By now you may have guessed that, despite my guitar fiasco, I’m kind of into music. It’s probably my mother’s doing. When I was only 8, she took me out of school early one afternoon and dragged me to a Frank Sinatra matinee concert. I was the only youngster in a Manhattan theater full of swooning, stomping, screeching women, and watching my mom turn into a screaming bobby-soxer at the skinny crooner’s every twitch must have had a life-altering psychological effect. Thanks, Mom.
Today I probably spend twice as much time listening to music — though, much of it in the background — as does the average American, who listens for over four hours a day, according to Edison Research. And still, I’ve never felt so completely out of touch as I do now. Trying to navigate 21st-century popular music is a little like strolling down the supermarket cereal aisle with its dizzying variety of snap, crackle, pop — except that there aren’t dozens of new cereals to choose from every month and a dozen different ways to eat them.

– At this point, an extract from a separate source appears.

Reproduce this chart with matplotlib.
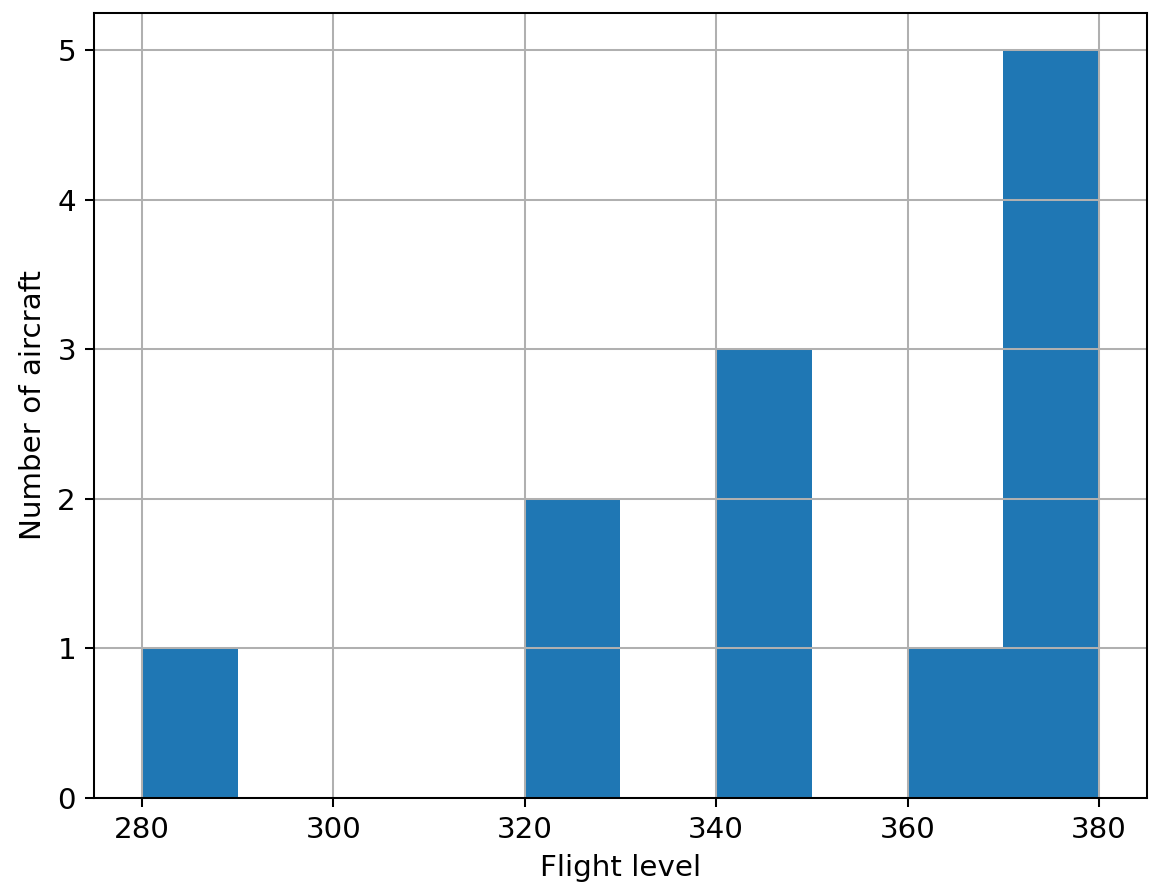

I try to keep up, and I used to be able to. For a time after that Sunday night in 1964, it was actually possible to listen to most of the new music. Now, I scroll through the dozens of weekly releases in my Apple Music app, and I’m lucky if I’ve even heard of a few of them. One of those that does ring familiar, though, is 76-year-old Paul McCartney’s new album, Egypt Station, amazingly his first to top the charts in over 36 years. So … maybe not everything has changed.
But sometimes such proliferation has me wondering if maybe there isn’t too much music these days. We certainly don’t need all of it, do we? And anyway, shouldn’t we be focusing on more pressing matters? Besides, who can listen to even a fraction of it? I know I can’t — for one thing, I spend too much time just trying to decide what to listen to. Do I feel like hearing gothic Americana? Electroacoustic improvisation? Contemporary post-bop? Oh, forget it, I’ll just watch some TV. Hmmm, let’s see what’s on.